Some details of Ms. Lopez' presentation:
- Systematically change every lightbulb and fixtures, thus creating jobs
- The example of Castle Hill Houses in the Bronx, where average pay was $43.00/hour for ‘greening’ measures-changes they made - these have included installing instanteous water heaters, adding new boilers (old ones were only 55% efficient, new are 90% efficient), planting trees and installing apartment temperature sensors
- All this creates jobs- field coordinators, steam fitters, painters, laborers, electricians
- Creation of a “green committee’ at each development to help implement green initiatives, educate neighbors and serve as a resource
- Long term goals include: geothermal buildings, solar panels (feasibility study with CUNY) and making money from recycling programs
Michelle Pinnock, NYCHA's Senior Advisor for Resident Economic Empowerment & Sustainability, gave a brief outline of NYCHA's Section 3/Resident Employment Program (REP). Section 3 is existing Federal HUD regulation requiring Public Housing Authorities to put roughly 30% of HUD funds toward job development opportunities. Ms. Pinnock's presentation
- Section 3 is an unfunded mandate - a funding stream is needed to provide sufficient training to residents.

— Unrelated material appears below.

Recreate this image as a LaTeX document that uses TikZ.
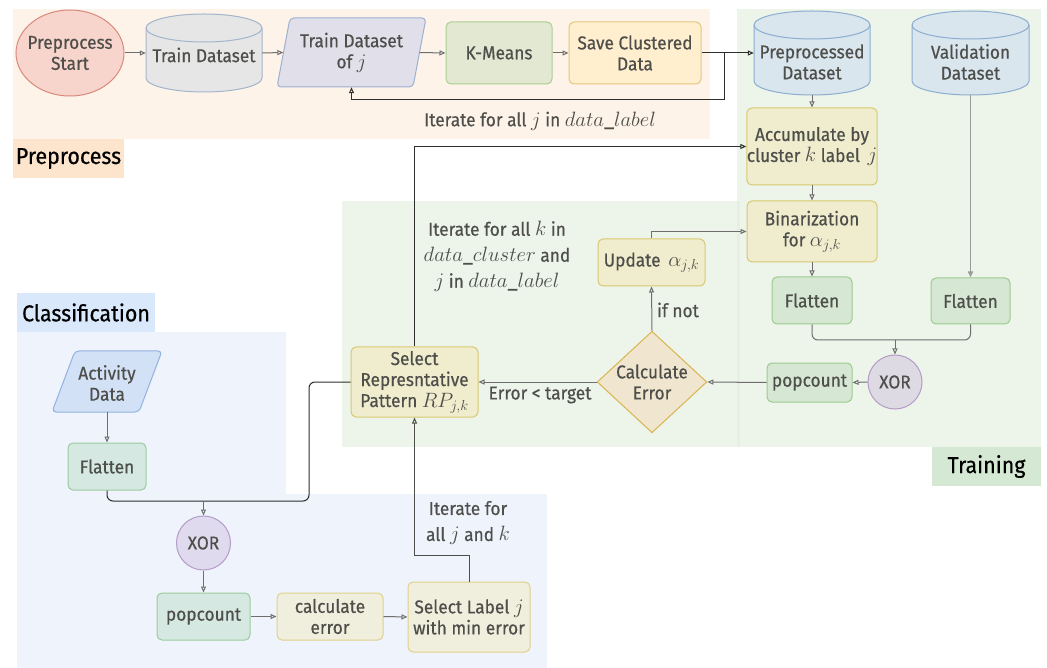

In addition, the “greatest extent feasable” language allows a lot of leeway for Housing Authorities to treat Section 3 as optional and not to comply.
- Privately funded office through the Robin Hood Foundation (her office prepares people for future positions, refers people to GED programs, they also have hotline)
- NYCHA created the Resident Employment Program (REP) to “give teeth to Section 3”
- REP large contracts (over $500,000) stipulate that 15% of labor costs have to go to NYCHA residents. The current focus has been on construction projects, but the goal is to shift that to make REP a requirement on all or most projects
Goal - 150 participants this first year (with 75 placed in jobs)- 1,000 total for 500 jobs (perhaps over the next several years??)
- Unpaid, but provide metrocard and lunch
- Requirements for participation: Must be a resident on lease, have no criminal history to be hired by NYCHA (not to just participate in program0. Education requirements (they only refer people to places to get GED help)
- Track 1- basic construction, 8-week training, job placement assistance, 1st class entering third week, 2nd class for women-working with NEW
- Track 2- janitorial track, 1st cohort beginning of November
Overall the plan seems to be coming from the right place, with good intentions and an understanding that the crisis in housing, unemployment and the environment are deeply connected and have intersecting solutions.
MOM looks forward to working with NYCHA to developing resident-led solutions, and to ensuring implementation and accountability so that increasing numbers of local residents benefit from job training and placement dollars available to NYCHA and other agencies.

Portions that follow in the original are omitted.